As evidenced by the rise in the overall expectations index, the majority of consumers have a sense that President Trump will produce meaningful cuts in individual and corporate income tax rates, regulatory relief for businesses, and some repatriation of corporate earnings. That will, presumably, boost GDP growth for both 2017 and the years beyond. But because a significant number of consumers do not share that enthusiasm, it will be difficult to envision a significant upswing in consumer spending and GDP growth until these divergent views converge. Given the apparent lack of progress on policy issues in Washington It seems likely that this gap will remain wide for months to come.
Businesses in America are equally upbeat. For example, the Institute for Supply Management’s report on business conditions indicates that corporate sentiment amongst manufacturing firms has climbed to its highest level in two years and is within a couple of points of being the highest level in a decade. Sentiment amongst non-manufacturing firms has climbed appreciably. Small business confidence has already surged to its highest level since 2004.
One might be tempted to dismiss the stock market gains since the election and these big increases in consumer and business confidence as merely indicators of hoped for policy changes and if President Trump cannot pass legislation to implement them the economy will weaken noticeably.
But be careful.
Firms are seeing significant increases in their order books.

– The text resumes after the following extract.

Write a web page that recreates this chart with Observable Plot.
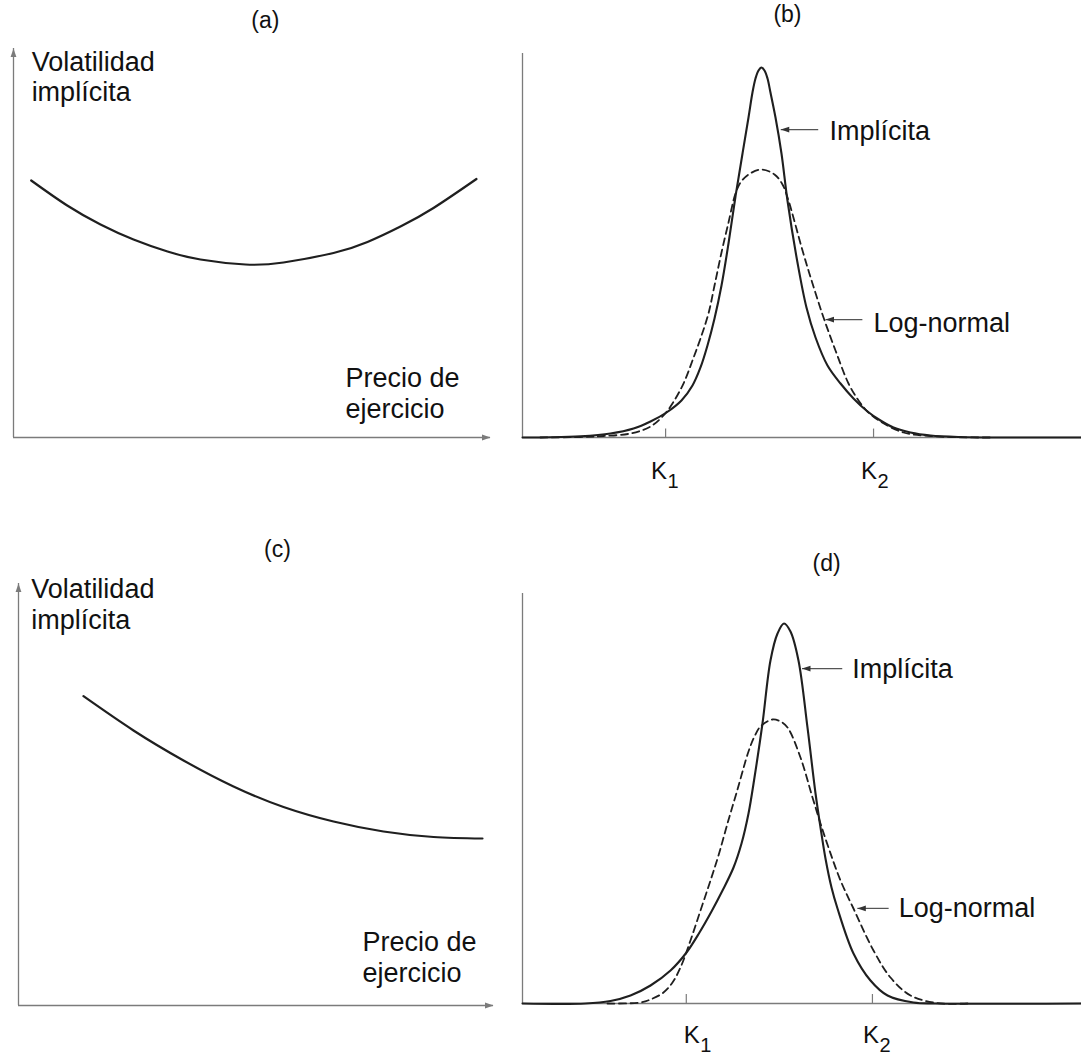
<!DOCTYPE html>
<html>
<head>
<meta charset="utf-8">
<script src="https://cdn.jsdelivr.net/npm/d3@7"></script>
<script src="https://cdn.jsdelivr.net/npm/@observablehq/plot@0.6"></script>
<style>
  html, body { margin: 0; padding: 0; background: #ffffff; }
  #fig { position: relative; width: 1081px; height: 1055px; overflow: hidden; background: #ffffff; }
  .panel { position: absolute; }
</style>
</head>
<body>
<div id="fig">
  <div class="panel" id="pa" style="left:0px;top:0px;"></div>
  <div class="panel" id="pb" style="left:510px;top:0px;"></div>
  <div class="panel" id="pc" style="left:0px;top:530px;"></div>
  <div class="panel" id="pd" style="left:510px;top:530px;"></div>
</div>
<script>
// ---------------- DATA (arbitrary 0–100 units) ----------------
// (a) volatility smile
const smileStrike = [3.71, 11.26, 18.24, 25.16, 32.29, 39.20, 48.64, 56.60, 67.09, 74.21, 81.13, 88.05, 97.06];
const smileVol    = [66.07, 59.64, 54.76, 50.90, 47.81, 45.76, 44.47, 44.99, 47.43, 50.26, 54.24, 59.00, 66.45];

// (c) volatility skew
const skewStrike = [13.68, 24.21, 34.74, 45.26, 55.79, 66.32, 76.84, 87.37, 97.68];
const skewVol    = [73.29, 65.17, 58.06, 51.90, 47.04, 43.60, 41.23, 39.93, 39.57];

// (b) implied distribution vs log-normal
const bImpliedX = [0, 5.01, 10.38, 15.74, 19.86, 22.90, 25.76, 28.44, 30.41, 31.84, 33.09, 34.35, 35.60, 36.85, 38.10, 39.36, 40.43, 41.14, 41.68, 42.22, 42.75, 43.29, 43.83, 44.36, 45.26, 46.33, 47.40, 49.19, 50.80, 52.42, 54.56, 56.89, 59.21, 61.72, 64.04, 66.37, 69.41, 72.99, 78.35, 85.50, 100];
const bImpliedY = [0, 0.05, 0.31, 1.04, 2.34, 4.17, 6.51, 9.64, 13.54, 18.23, 23.96, 30.99, 39.58, 50.52, 62.76, 73.96, 83.33, 89.84, 93.49, 95.57, 96.35, 95.57, 93.49, 89.84, 83.33, 73.96, 61.72, 45.57, 33.85, 26.04, 18.75, 14.06, 10.16, 6.77, 4.43, 2.60, 1.30, 0.52, 0.13, 0, 0];
const bLognormX = [3.22, 10.38, 14.49, 19.32, 22.90, 25.22, 26.83, 28.80, 30.41, 31.84, 33.27, 34.35, 35.60, 36.85, 38.10, 39.00, 40.43, 42.75, 45.08, 46.51, 47.58, 50.09, 51.88, 53.85, 55.99, 58.32, 60.11, 61.72, 64.04, 68.16, 72.99, 78.35, 83.72];
const bLognormY = [0, 0.13, 0.39, 1.04, 2.86, 5.73, 8.85, 14.06, 20.05, 25.78, 32.29, 39.58, 48.18, 55.99, 63.54, 66.41, 68.49, 69.79, 68.49, 65.89, 61.72, 48.70, 40.10, 31.25, 22.66, 14.06, 9.64, 6.77, 4.17, 1.30, 0.39, 0.05, 0];

// (d) implied distribution vs log-normal
const dImpliedX = [0, 11.27, 15.74, 19.32, 22.90, 26.48, 29.34, 31.66, 33.81, 35.78, 37.75, 39.18, 40.43, 41.50, 42.93, 44.36, 45.62, 46.78, 47.94, 49.37, 50.98, 52.42, 53.31, 54.20, 55.28, 56.35, 59.21, 62.25, 65.30, 69.95, 73.88, 100];
const dImpliedY = [0, 0, 0.61, 1.95, 4.39, 8.05, 12.44, 17.32, 22.44, 27.56, 33.17, 39.02, 46.34, 55.12, 68.29, 83.66, 90.24, 92.68, 90.73, 83.66, 67.32, 51.22, 42.93, 35.37, 28.29, 23.17, 12.20, 5.61, 1.95, 0.24, 0, 0];
const dLognormX = [15.21, 21.11, 22.90, 25.22, 26.83, 28.26, 30.05, 31.84, 33.63, 35.06, 36.67, 38.46, 40.43, 41.50, 42.58, 44.72, 46.15, 47.41, 49.73, 51.88, 53.31, 54.92, 56.89, 59.21, 62.79, 65.83, 69.41, 74.24, 79.61];
const dLognormY = [0, 0.24, 0.98, 2.68, 5.12, 8.78, 15.37, 22.68, 30.00, 36.10, 43.90, 52.20, 61.46, 65.12, 67.56, 69.27, 68.78, 67.32, 60.00, 50.24, 43.90, 37.32, 30.00, 23.17, 12.93, 6.34, 1.95, 0.10, 0];

// strike ticks
const bStrikeTicks = [25.6, 62.8];
const dStrikeTicks = [29.3, 62.6];
const strikeNames = ["K", "K"];
const strikeSubs = ["1", "2"];

// text labels
const panelTitles = ["(a)", "(b)", "(c)", "(d)"];
const yLabel = "Volatilidad\nimplícita";
const xLabel = "Precio de\nejercicio";
const impliedLabel = "Implícita";
const lognormLabel = "Log-normal";

// ---------------- STYLE ----------------
const FONT = '"Liberation Sans", Arial, Helvetica, sans-serif';
const AXIS = "#7b7b7b";
const INK = "#1f1f1f";
const TEXT = "#111111";
const rows = (xs, ys) => xs.map((x, i) => ({x, y: ys[i]}));

// narrow arrowhead with tip at the origin, pointing up
const arrowHead = {
  draw(ctx) {
    ctx.moveTo(0, 0);
    ctx.lineTo(-2.9, 8.5);
    ctx.lineTo(2.9, 8.5);
    ctx.closePath();
  }
};

function panel({width, height, mt, mr, mb, ml, marks}) {
  return Plot.plot({
    width, height,
    marginTop: mt, marginRight: mr, marginBottom: mb, marginLeft: ml,
    x: {domain: [0, 100], axis: null},
    y: {domain: [0, 100], axis: null},
    style: {fontFamily: FONT, background: "transparent", overflow: "visible"},
    marks
  });
}

function volPanel(strike, vol, title, titleX, titleY, yl, xl) {
  return [
    Plot.ruleX([0], {y1: 0, y2: 100, stroke: AXIS, strokeWidth: 1.3}),
    Plot.ruleY([0], {x1: 0, x2: 100, stroke: AXIS, strokeWidth: 1.3}),
    Plot.dot([0], {x: 0, y: 100, symbol: arrowHead, fill: AXIS, stroke: "none", r: 3}),
    Plot.dot([0], {x: 100, y: 0, symbol: arrowHead, rotate: 90, fill: AXIS, stroke: "none", r: 3}),
    Plot.line(rows(strike, vol), {x: "x", y: "y", curve: "natural", stroke: INK, strokeWidth: 2.2}),
    Plot.text([yLabel], {x: yl[0], y: yl[1], textAnchor: "start", lineAnchor: "bottom", lineHeight: yl[2], fontSize: 27, fill: TEXT}),
    Plot.text([xLabel], {x: xl[0], y: xl[1], textAnchor: "start", lineAnchor: "bottom", lineHeight: xl[2], fontSize: 27, fill: TEXT}),
    Plot.text([title], {x: titleX, y: titleY, textAnchor: "middle", lineAnchor: "middle", fontSize: 23, fill: TEXT})
  ];
}

function densityPanel(impX, impY, logX, logY, ticks, tickDy, kDx, title, titleX, titleY, imp, logn) {
  const m = [
    Plot.ruleX([0], {y1: 0, y2: 100, stroke: AXIS, strokeWidth: 1.3}),
    Plot.ruleY([0], {x1: 0, x2: 100, stroke: AXIS, strokeWidth: 1.6}),
    Plot.ruleX(ticks, {y1: 0, y2: tickDy, stroke: AXIS, strokeWidth: 1.2}),
    Plot.line(rows(logX, logY), {x: "x", y: "y", curve: "catmull-rom", stroke: INK, strokeWidth: 1.8, strokeDasharray: "7,4.5"}),
    Plot.line(rows(impX, impY), {x: "x", y: "y", curve: "catmull-rom", stroke: INK, strokeWidth: 2.1}),
    Plot.text([title], {x: titleX, y: titleY, textAnchor: "middle", lineAnchor: "middle", fontSize: 23, fill: TEXT}),
    // callouts
    Plot.link([0], {x1: imp.ax1, x2: imp.ax2, y1: imp.ay, y2: imp.ay, stroke: "#555", strokeWidth: 1.2}),
    Plot.dot([0], {x: imp.ax2, y: imp.ay, symbol: arrowHead, rotate: -90, fill: "#333", stroke: "none", r: 3}),
    Plot.text([impliedLabel], {x: imp.tx, y: imp.ty, textAnchor: "start", lineAnchor: "bottom", fontSize: 27, fill: TEXT}),
    Plot.link([0], {x1: logn.ax1, x2: logn.ax2, y1: logn.ay, y2: logn.ay, stroke: "#555", strokeWidth: 1.2}),
    Plot.dot([0], {x: logn.ax2, y: logn.ay, symbol: arrowHead, rotate: -90, fill: "#333", stroke: "none", r: 3}),
    Plot.text([lognormLabel], {x: logn.tx, y: logn.ty, textAnchor: "start", lineAnchor: "bottom", fontSize: 27, fill: TEXT})
  ];
  ticks.forEach((t, i) => {
    m.push(Plot.text([strikeNames[i]], {x: t, y: 0, dx: kDx.k[i], dy: kDx.kdy, textAnchor: "middle", lineAnchor: "bottom", fontSize: 24, fill: TEXT}));
    m.push(Plot.text([strikeSubs[i]], {x: t, y: 0, dx: kDx.k[i] + 8.5, dy: kDx.kdy + 9, textAnchor: "start", lineAnchor: "bottom", fontSize: 20, fill: TEXT}));
  });
  return m;
}

// (a): frame x 13..490, y 48..437
document.getElementById("pa").appendChild(panel({
  width: 510, height: 500, mt: 48, mr: 20, mb: 63, ml: 13,
  marks: volPanel(smileStrike, smileVol, panelTitles[0], 52.8, 107.2, [3.8, 86.6, 1.08], [69.6, 4.9, 1.15])
}));

// (b): frame x 522..1081, y 53..437
document.getElementById("pb").appendChild(panel({
  width: 571, height: 500, mt: 53, mr: 0, mb: 63, ml: 12,
  marks: densityPanel(bImpliedX, bImpliedY, bLognormX, bLognormY, bStrikeTicks, 2.2,
    {k: [-6.5, -4.5], kdy: 41}, panelTitles[1], 47.4, 110.2,
    {ax1: 52.9, ax2: 46.2, ay: 80.2, tx: 54.9, ty: 77.6},
    {ax1: 60.8, ax2: 54.2, ay: 30.7, tx: 62.8, ty: 27.6})
}));

// (c): frame x 18..493, y 583..1005
document.getElementById("pc").appendChild(panel({
  width: 510, height: 525, mt: 53, mr: 17, mb: 50, ml: 18,
  marks: volPanel(skewStrike, skewVol, panelTitles[2], 54.5, 108.1, [2.7, 89.3, 1.15], [72.4, 5.5, 1.15])
}));

// (d): frame x 522..1081, y 593..1003
document.getElementById("pd").appendChild(panel({
  width: 571, height: 525, mt: 63, mr: 0, mb: 52, ml: 12,
  marks: densityPanel(dImpliedX, dImpliedY, dLognormX, dLognormY, dStrikeTicks, 2.2,
    {k: [5.5, -1.5], kdy: 39}, panelTitles[3], 54.4, 107.3,
    {ax1: 57.2, ax2: 50.0, ay: 81.7, tx: 59.0, ty: 79.5},
    {ax1: 65.5, ax2: 59.9, ay: 23.2, tx: 67.3, ty: 21.2})
}));
</script>
</body>
</html>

Orders do not rise solely based on expectations.
These firms indicate they are boosting employment to presumably help them increase production to satisfy the demand associated with the additional orders. Employment does not rise based solely on expectations.
Furthermore, since the election numerous companies have announced an intent to boost hiring in the U.S., shift overseas production back to the United States, and/or boost investment. The list is long and includes such firms as Amazon, Walmart, General Motors, Ford, Hyundai, Sprint, Pizza Hut, Bayer, and even the Chinese retail giant Alibaba. While the exact magnitude and timing of the additional hiring and investment remains uncertain, the reality is that something fundamental has changed since the election which will boost GDP growth completely apart from a mere hope that Trump’s policy changes will bring about change.
Meanwhile, prices are on the rise. In late 2014 and 2015 falling prices, particularly in the oil sector, led to a sharp contraction in both current spending and investment in that sector. But oil prices have rebounded. Drillers are re-opening previously shuttered oil rigs. The drag on GDP growth from the oil sector has ended and it is now providing a moderate amount of stimulus for the economy.
GDP growth in 2016 was 2.0%. Even without policy changes from President Trump and Congress, we would expect GDP growth for 2017 to edge upwards to 2.2% given the factors cited above. If some of the hoped for policy changes can be enacted (even a watered down version), GDP growth this year should accelerate further to 2.4%. But the most significant impact will probably be on GDP growth in the years ahead.
Trump’s policy changes will significantly stimulate investment spending which will, in turn, boost productivity growth which has slipped in recent years to about 0%. Because productivity growth is one of the determinants of the economy’s “potential” growth rate, faster growth in productivity should boost our economic speed limit from 1.8% or so today to 2.8% by the end of the decade.
The bottom line is that the economy is gathering some momentum with or without help from President Trump.